* Prompt *
Print the listing from its top line through the line containing "const yTicks = [0, 50, 100, 150, 200];", nothing more, and leave out the pictures.
:: Supplied material ::
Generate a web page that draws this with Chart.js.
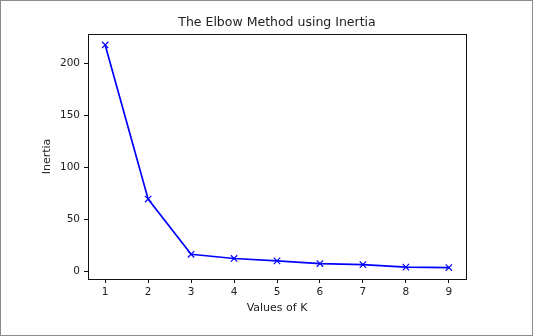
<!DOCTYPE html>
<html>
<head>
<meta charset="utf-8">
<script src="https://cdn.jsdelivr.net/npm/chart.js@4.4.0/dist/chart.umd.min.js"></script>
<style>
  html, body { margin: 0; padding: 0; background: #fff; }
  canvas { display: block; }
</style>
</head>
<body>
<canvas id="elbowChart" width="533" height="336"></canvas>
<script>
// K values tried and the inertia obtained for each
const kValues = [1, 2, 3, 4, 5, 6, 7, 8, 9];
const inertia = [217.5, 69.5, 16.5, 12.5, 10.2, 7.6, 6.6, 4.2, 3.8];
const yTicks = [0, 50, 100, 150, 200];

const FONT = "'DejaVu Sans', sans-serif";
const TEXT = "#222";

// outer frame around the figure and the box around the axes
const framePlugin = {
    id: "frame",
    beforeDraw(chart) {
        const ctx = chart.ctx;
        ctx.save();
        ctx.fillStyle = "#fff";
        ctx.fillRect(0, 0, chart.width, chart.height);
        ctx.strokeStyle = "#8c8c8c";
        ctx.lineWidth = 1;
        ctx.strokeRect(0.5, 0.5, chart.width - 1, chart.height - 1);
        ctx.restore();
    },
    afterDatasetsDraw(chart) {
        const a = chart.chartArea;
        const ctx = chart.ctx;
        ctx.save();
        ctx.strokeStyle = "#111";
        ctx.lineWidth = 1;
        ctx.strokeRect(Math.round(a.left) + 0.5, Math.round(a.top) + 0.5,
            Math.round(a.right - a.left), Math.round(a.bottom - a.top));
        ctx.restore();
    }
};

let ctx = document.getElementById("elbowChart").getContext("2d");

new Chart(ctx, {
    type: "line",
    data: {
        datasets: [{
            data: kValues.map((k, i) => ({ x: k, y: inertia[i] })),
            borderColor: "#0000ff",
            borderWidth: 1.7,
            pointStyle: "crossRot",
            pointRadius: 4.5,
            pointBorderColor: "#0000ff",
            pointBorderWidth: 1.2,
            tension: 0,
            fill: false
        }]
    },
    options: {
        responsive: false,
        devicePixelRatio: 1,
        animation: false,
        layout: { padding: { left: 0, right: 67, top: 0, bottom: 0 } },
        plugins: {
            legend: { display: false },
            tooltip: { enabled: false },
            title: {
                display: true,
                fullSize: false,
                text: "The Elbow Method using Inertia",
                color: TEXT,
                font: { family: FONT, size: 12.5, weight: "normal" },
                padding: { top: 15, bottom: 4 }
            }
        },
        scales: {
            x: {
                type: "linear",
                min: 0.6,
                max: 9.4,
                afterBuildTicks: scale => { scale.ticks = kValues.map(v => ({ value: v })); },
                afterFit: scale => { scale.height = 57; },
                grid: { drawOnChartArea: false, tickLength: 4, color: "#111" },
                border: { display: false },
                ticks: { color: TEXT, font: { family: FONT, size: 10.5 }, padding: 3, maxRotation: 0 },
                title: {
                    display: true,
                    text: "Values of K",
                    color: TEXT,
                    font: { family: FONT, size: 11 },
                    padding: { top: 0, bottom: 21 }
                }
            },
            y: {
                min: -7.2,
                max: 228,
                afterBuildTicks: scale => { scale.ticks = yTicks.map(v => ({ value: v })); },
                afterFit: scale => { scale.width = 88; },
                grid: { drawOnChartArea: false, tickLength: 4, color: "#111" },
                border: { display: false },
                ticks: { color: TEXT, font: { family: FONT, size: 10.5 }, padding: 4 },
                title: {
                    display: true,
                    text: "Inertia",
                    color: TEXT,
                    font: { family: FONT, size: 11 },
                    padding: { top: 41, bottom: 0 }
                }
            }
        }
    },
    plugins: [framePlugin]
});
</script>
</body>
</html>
:::
* Expected answer *
Generate a web page that draws this with Chart.js.
<!DOCTYPE html>
<html>
<head>
<meta charset="utf-8">
<script src="https://cdn.jsdelivr.net/npm/chart.js@4.4.0/dist/chart.umd.min.js"></script>
<style>
  html, body { margin: 0; padding: 0; background: #fff; }
  canvas { display: block; }
</style>
</head>
<body>
<canvas id="elbowChart" width="533" height="336"></canvas>
<script>
// K values tried and the inertia obtained for each
const kValues = [1, 2, 3, 4, 5, 6, 7, 8, 9];
const inertia = [217.5, 69.5, 16.5, 12.5, 10.2, 7.6, 6.6, 4.2, 3.8];
const yTicks = [0, 50, 100, 150, 200];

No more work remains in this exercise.